Behind that team are 22 other clinicians in the hospital – including 8 OOH vets – while eight interns are also in the hospital – six rotating and two discipline-specific.
Phill said: “The internship is about helping develop the future OOH clinicians or people who take an interest in emergency work. Not everyone wants to do an internship here and then join Vets Now, but we provide a good internship and it does make people consider emergency as a career. Last year’s internship saw us take on two of those interns for an OOH role.
“Completing our intern programme also helps those who may be looking to go on to a residency programme and qualify for specialist status as they will often prefer candidates who have been through a programme like ours.
“It also provides new graduates the chance to work in a clinical environment where they are going to see a bit of everything as the work is so varied and that gives them great experience.”
And those interns – as well as everyone else in the profession – will certainly have had an experience like no other during the past five months of the coronavirus pandemic.

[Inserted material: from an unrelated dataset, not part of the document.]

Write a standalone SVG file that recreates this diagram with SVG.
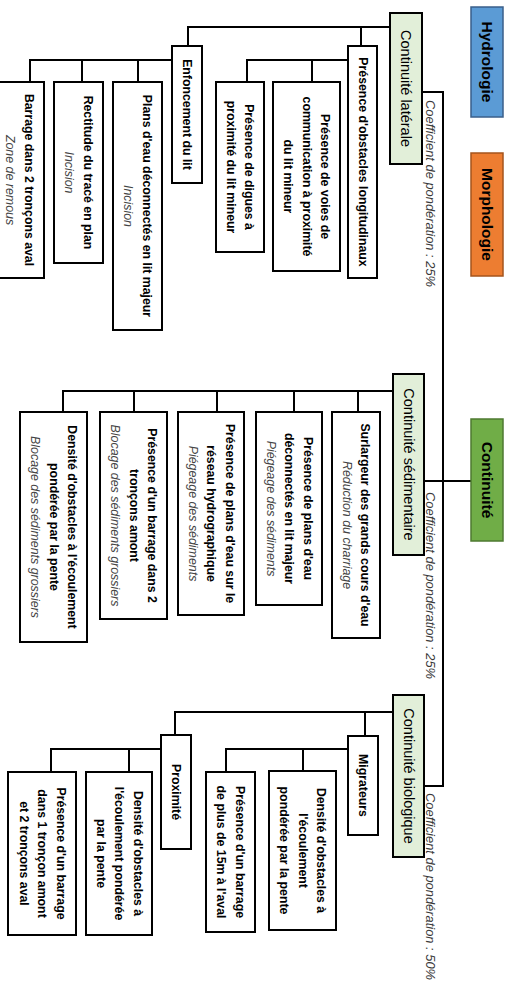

For Phill there have been many changes and challenges, but one of the biggest has been finding more effective ways to communicate.
He added: “From a leadership point of view that has been the hardest part – how do you communicate with a team you don’t see? On a normal day I would be able to go out and chat to people and help, but when I wasn’t on the same team as some people that was made a lot harder.
“I have had to adjust my style of communication; I had not done too many video calls before COVID and I was not a particular fan of them to be honest, but they have now become second nature to everyone.
“But it has meant thinking about the way communication is done, I have been a little bit more direct in terms of the decision-making process, and explain what decisions have been taken and why those decisions have been taken. It is all about being clear and transparent – clear communication has been vital.
“For me that direct approach is a bit more unusual as the modern management style is a lot more collaborative, and there are much more temperature checks going on and much more discussion around decisions.
“Because of the way things were in the crisis, you do have to be more direct, which is an adjustment if that is not the way people have worked previously and I think that has been a challenge for lots of people in lots of different practices.”
With the gang all back together, it seems Vets Now Hospital Manchester has ridden out the crisis better than some – so much so that Phill is actively looking to expand the service offered by the hospital and is now recruiting more staff.
But despite this confidence, as Phill concedes it remains a real challenge to plan for the future in the current climate.
He said: “The big word is uncertainty. We have been through this crisis and the hospital has performed well; we are back to a full team again now and we are still looking at expanding our service level – we have vacancies out there for a specialist ECC clinician and a specialist medic, so we are still wanting to build and improve the service in Manchester.
“The looming recession? We just don’t know what the scale of that is going to look like and how it will impact us.
“I still think that, given how things have been for us throughout, I am confident that we should do well – we just have to be careful. We are still trying to grow and that is the important thing.”